Bryan Adams' "Heat of the Night" was released as a "cassingle" on March 13, 1987, making it the first commercially released cassette single in the U.S.
Originally, most cassette singles were released in a cardboard sleeve that slipped over the outside of the release. This was then shrink wrapped in plastic. As the cassette maxi-single was released, more intricate packaging was incorporated that looked similar to the packaging of a regular cassette release. These were placed in regular plastic cassette cases with a paper/cardstock insert. Unlike a full-length cassette album, these were generally only a two-sided inlay instead of a fold-out.
Cassette singles never eclipsed vinyl to the same extent as cassette albums had. They were popular during the 1990s, as record companies promoted their use to the detriment of the more expensive to produce vinyl singles. The cassette reached a high level of popularity, due to the ubiquity of mobile devices such as the Sony Walkman, mobile stereos such as the Hitachi Super Woofer and car audio cassette players.
During 1985 the Compact Disc was introduced. It would later become the preferred music format for consumers. In the UK, after the introduction of CD singles, cassette singles were retained as a low-cost alternative, sold alongside the compact disc version, but at a somewhat lower price (often $2.29 compared to $3.99 for the CD), and often with fewer "bonus" tracks. By the end of the 1990s, many forms of prerecorded audio cassettes were being phased out, although cassingles were still stocked by most retailers until 2003.

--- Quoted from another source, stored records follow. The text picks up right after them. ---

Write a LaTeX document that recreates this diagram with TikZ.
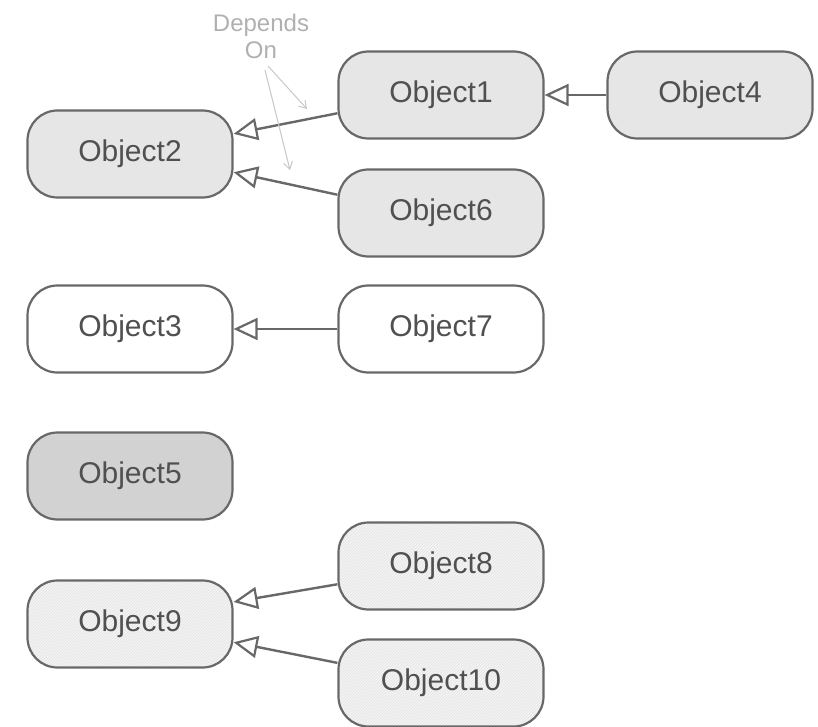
\documentclass[tikz,border=0pt]{standalone}
\usepackage{fontspec}
\setmainfont{Liberation Sans}
\usetikzlibrary{arrows.meta,patterns}
\definecolor{bordc}{HTML}{686868}
\definecolor{txtc}{HTML}{505050}
\definecolor{fillA}{HTML}{E6E6E6}
\definecolor{fillB}{HTML}{D2D2D2}
\definecolor{fillC}{HTML}{F4F4F4}
\definecolor{hatchc}{HTML}{E2E2E2}
\definecolor{notec}{HTML}{B0B0B0}
\begin{document}
\begin{tikzpicture}[x=1pt,y=-1pt,
  objbox/.style={draw=bordc, line width=2.2pt, rounded corners=30pt,
    minimum width=205pt, minimum height=87pt, text=txtc,
    font=\fontsize{30}{34}\selectfont},
  greybox/.style={objbox, fill=fillA},
  whitebox/.style={objbox, fill=white},
  darkbox/.style={objbox, fill=fillB},
  hatchbox/.style={objbox, preaction={fill=fillC}, pattern=north east lines, pattern color=hatchc},
  dep/.style={draw=bordc, line width=2.4pt, -{Triangle[open, length=24pt, width=22pt, line width=2.2pt]}},
  note/.style={text=notec, font=\fontsize{24}{27}\selectfont, align=center},
  notearrow/.style={draw=notec!70, line width=1pt, -{Straight Barb[length=7pt, width=9pt]}}
]
\useasboundingbox (0,0) rectangle (818,727);
\node[greybox] (o1) at (441,95) {Object1};
\node[greybox] (o4) at (710,95) {Object4};
\node[greybox] (o2) at (130,154) {Object2};
\node[greybox] (o6) at (441,213) {Object6};
\node[whitebox] (o3) at (130,329) {Object3};
\node[whitebox] (o7) at (441,329) {Object7};
\node[darkbox] (o5) at (130,476) {Object5};
\node[hatchbox] (o8) at (441,566) {Object8};
\node[hatchbox] (o9) at (130,624) {Object9};
\node[hatchbox] (o10) at (441,683) {Object10};

\draw[dep] (o4.west) -- (o1.east);
\draw[dep] (o1.190) -- (o2.11);
\draw[dep] (o6.170) -- (o2.-10);
\draw[dep] (o7.west) -- (o3.east);
\draw[dep] (o8.190) -- (o9.12);
\draw[dep] (o10.169) -- (o9.-10);

\node[note] (dn) at (261,36) {Depends\\On};
\coordinate (n1) at (307,109);
\coordinate (n2) at (290,170);
\draw[notearrow] (268,66) -- (n1);
\draw[notearrow] (265,70) -- (n2);
\end{tikzpicture}
\end{document}
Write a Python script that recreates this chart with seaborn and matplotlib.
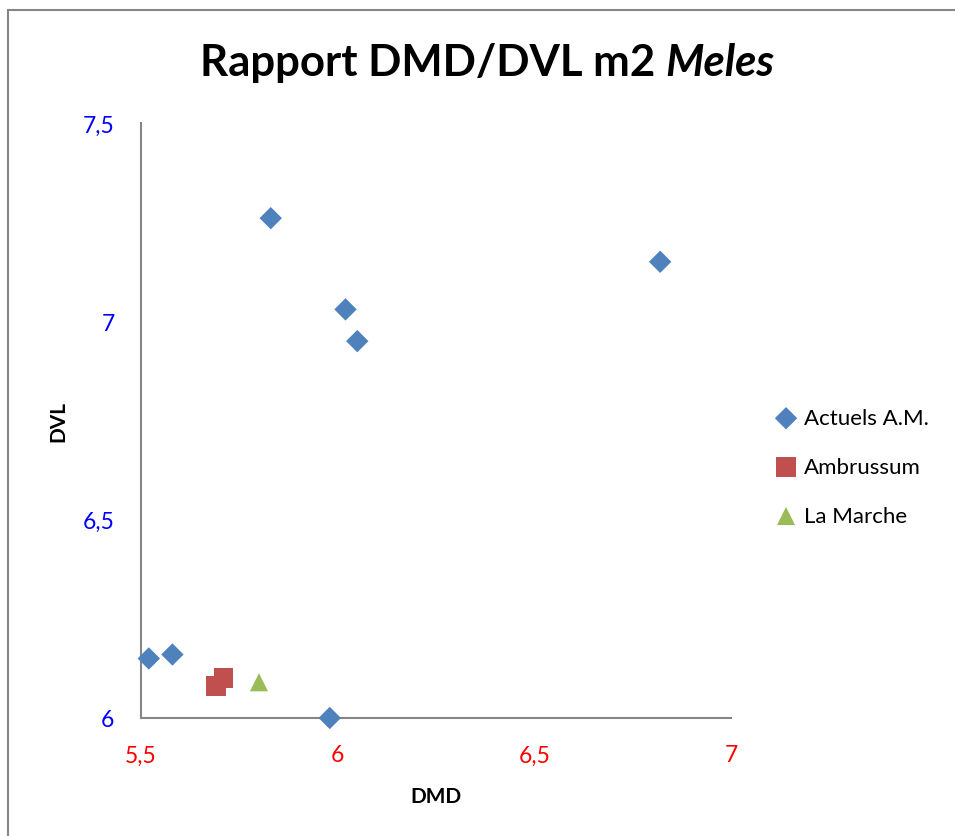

In Australia cassette singles were popular until the late 1990s. Australian cassette singles suffered from a lack of packaging and design when compared to their UK or European counterparts. Record companies such as Virgin and EMI would use a standard design for all releases, which featured a square copy of the vinyl artwork on the cover and standard typography and record company logos on the inlay card. Rear cover artwork was not used.